- [GIVEN REQUEST] Begin at the first line of the data and copy each line through the one containing "357, 390, 419];", that line included, with no pictures.

- [COLLECTED DATA]
=-=-=
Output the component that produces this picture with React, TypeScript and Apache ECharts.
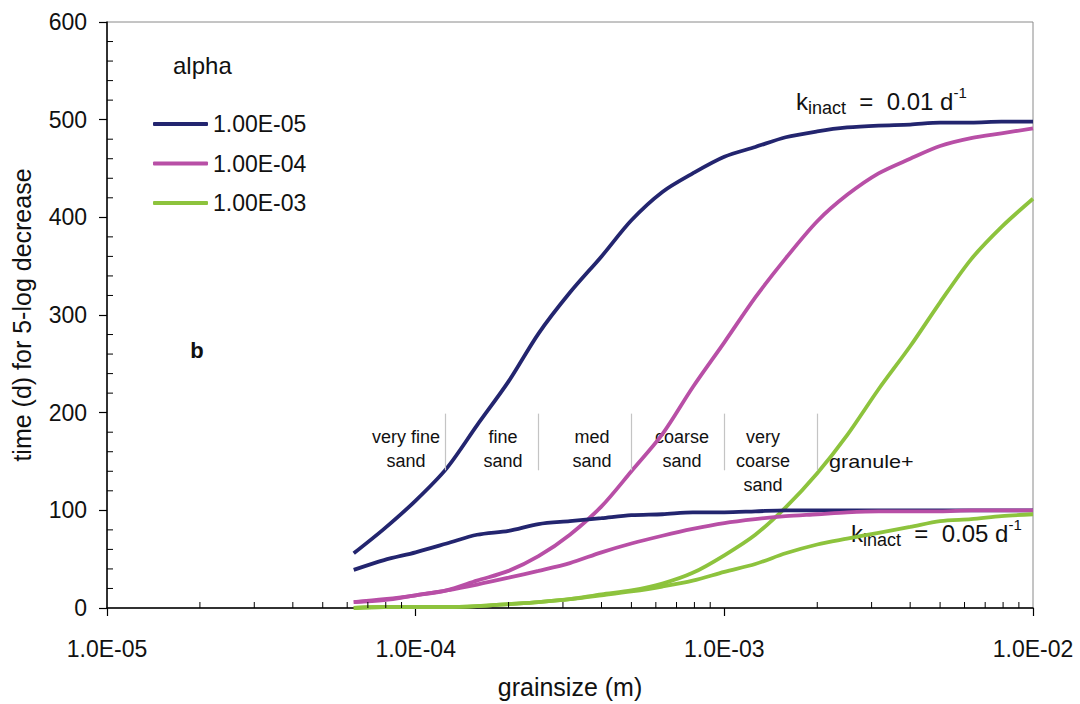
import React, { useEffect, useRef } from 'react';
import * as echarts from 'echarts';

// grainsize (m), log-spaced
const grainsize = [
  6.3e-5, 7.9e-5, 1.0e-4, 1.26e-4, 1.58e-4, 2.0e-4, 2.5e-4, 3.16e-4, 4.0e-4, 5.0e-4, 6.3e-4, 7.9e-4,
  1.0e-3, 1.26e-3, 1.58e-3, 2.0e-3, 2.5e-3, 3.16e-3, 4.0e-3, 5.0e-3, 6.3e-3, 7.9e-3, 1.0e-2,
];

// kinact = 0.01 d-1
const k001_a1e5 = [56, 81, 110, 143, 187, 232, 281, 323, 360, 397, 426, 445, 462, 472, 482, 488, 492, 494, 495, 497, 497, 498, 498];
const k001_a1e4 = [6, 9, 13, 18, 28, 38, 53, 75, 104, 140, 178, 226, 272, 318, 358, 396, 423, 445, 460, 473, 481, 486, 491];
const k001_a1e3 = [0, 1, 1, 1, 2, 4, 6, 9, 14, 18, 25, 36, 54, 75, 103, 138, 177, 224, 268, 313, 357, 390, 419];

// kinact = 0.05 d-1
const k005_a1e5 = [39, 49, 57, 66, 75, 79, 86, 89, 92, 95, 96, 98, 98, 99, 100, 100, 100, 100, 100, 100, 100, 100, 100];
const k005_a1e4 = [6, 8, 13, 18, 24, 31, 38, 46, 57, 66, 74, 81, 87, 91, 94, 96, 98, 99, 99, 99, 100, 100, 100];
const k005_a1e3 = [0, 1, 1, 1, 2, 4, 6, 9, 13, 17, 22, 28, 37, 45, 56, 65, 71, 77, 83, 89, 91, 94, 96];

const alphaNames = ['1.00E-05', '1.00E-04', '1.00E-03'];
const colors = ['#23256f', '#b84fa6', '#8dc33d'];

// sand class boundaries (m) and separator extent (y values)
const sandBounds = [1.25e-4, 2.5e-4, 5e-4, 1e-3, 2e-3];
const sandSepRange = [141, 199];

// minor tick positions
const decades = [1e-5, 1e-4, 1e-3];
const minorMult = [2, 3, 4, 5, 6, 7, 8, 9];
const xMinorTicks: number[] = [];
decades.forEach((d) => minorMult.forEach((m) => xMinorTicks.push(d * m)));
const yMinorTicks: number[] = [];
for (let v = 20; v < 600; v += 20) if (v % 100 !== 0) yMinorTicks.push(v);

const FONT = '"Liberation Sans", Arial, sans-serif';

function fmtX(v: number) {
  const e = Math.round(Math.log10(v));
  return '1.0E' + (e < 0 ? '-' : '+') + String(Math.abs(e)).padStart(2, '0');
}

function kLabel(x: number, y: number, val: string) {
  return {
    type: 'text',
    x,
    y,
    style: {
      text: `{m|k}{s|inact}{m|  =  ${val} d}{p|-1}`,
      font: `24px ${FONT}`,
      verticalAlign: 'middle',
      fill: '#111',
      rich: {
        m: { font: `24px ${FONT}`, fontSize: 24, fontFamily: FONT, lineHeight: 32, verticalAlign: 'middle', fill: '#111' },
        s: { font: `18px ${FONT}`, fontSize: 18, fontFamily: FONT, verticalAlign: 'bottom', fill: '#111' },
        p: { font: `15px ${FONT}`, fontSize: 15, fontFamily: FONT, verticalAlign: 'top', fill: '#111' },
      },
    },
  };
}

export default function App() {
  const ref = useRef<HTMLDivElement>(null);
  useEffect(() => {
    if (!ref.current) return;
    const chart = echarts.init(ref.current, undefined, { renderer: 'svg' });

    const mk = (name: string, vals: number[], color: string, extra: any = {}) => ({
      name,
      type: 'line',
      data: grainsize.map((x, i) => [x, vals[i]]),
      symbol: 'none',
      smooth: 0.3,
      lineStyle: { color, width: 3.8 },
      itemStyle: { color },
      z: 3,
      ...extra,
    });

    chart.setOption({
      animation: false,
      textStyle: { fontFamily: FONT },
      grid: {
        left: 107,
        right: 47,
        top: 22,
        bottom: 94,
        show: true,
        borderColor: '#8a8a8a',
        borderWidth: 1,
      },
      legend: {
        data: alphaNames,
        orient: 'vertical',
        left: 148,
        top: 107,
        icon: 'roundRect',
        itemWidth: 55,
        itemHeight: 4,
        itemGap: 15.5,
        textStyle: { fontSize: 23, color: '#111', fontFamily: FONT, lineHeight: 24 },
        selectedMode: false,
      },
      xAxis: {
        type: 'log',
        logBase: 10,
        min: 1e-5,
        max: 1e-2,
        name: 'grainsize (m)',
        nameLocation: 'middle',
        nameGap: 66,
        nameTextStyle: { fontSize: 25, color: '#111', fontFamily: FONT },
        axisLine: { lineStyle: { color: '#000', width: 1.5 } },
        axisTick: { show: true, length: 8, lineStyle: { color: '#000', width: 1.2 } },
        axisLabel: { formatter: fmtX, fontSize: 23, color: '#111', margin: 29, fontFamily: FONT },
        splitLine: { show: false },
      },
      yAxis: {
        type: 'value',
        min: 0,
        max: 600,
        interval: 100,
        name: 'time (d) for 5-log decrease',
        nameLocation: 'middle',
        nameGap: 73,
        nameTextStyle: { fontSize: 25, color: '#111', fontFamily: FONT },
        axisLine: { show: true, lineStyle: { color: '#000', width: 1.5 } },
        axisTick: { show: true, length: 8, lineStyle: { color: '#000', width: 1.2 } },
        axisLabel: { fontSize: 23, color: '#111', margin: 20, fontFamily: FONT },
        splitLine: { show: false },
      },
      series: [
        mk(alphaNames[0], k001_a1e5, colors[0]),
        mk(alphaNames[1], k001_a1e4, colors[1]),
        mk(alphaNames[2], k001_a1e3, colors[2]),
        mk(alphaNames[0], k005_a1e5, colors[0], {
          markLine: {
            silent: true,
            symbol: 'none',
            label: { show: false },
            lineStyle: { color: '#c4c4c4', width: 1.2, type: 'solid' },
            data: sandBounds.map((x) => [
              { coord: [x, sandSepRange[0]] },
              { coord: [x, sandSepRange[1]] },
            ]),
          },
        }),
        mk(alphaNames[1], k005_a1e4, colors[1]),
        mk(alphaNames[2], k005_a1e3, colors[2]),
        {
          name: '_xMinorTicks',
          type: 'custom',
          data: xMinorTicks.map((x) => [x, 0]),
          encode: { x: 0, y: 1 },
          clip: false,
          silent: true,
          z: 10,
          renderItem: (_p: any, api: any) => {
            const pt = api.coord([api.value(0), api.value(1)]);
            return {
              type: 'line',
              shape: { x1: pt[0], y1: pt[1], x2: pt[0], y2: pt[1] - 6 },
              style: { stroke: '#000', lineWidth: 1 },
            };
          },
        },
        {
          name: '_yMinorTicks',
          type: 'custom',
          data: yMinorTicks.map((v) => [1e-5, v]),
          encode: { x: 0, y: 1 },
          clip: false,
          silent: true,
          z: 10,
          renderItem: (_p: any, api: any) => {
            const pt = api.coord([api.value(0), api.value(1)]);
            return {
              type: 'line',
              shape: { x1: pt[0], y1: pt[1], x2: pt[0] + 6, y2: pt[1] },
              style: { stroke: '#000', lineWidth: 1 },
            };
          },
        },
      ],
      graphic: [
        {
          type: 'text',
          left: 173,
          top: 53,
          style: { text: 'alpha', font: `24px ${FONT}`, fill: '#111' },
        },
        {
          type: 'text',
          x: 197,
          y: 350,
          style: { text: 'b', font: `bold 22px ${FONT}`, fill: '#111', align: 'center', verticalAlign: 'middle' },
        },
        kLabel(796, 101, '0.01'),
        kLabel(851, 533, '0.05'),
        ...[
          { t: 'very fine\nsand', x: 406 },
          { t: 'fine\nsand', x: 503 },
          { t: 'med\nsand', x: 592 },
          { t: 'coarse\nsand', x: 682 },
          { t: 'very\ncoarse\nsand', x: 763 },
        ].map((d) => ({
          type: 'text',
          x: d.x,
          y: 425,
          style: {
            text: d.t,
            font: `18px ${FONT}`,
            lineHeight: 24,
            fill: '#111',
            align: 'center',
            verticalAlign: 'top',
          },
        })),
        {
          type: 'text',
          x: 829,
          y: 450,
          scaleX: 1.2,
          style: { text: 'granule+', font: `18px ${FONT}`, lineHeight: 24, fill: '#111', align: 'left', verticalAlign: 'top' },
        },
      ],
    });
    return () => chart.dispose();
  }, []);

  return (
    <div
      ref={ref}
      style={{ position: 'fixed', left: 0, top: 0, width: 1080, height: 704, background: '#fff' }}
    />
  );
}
=-=-=
- [SOLUTION TO THE EXERCISE]
Output the component that produces this picture with React, TypeScript and Apache ECharts.
import React, { useEffect, useRef } from 'react';
import * as echarts from 'echarts';

// grainsize (m), log-spaced
const grainsize = [
  6.3e-5, 7.9e-5, 1.0e-4, 1.26e-4, 1.58e-4, 2.0e-4, 2.5e-4, 3.16e-4, 4.0e-4, 5.0e-4, 6.3e-4, 7.9e-4,
  1.0e-3, 1.26e-3, 1.58e-3, 2.0e-3, 2.5e-3, 3.16e-3, 4.0e-3, 5.0e-3, 6.3e-3, 7.9e-3, 1.0e-2,
];

// kinact = 0.01 d-1
const k001_a1e5 = [56, 81, 110, 143, 187, 232, 281, 323, 360, 397, 426, 445, 462, 472, 482, 488, 492, 494, 495, 497, 497, 498, 498];
const k001_a1e4 = [6, 9, 13, 18, 28, 38, 53, 75, 104, 140, 178, 226, 272, 318, 358, 396, 423, 445, 460, 473, 481, 486, 491];
const k001_a1e3 = [0, 1, 1, 1, 2, 4, 6, 9, 14, 18, 25, 36, 54, 75, 103, 138, 177, 224, 268, 313, 357, 390, 419];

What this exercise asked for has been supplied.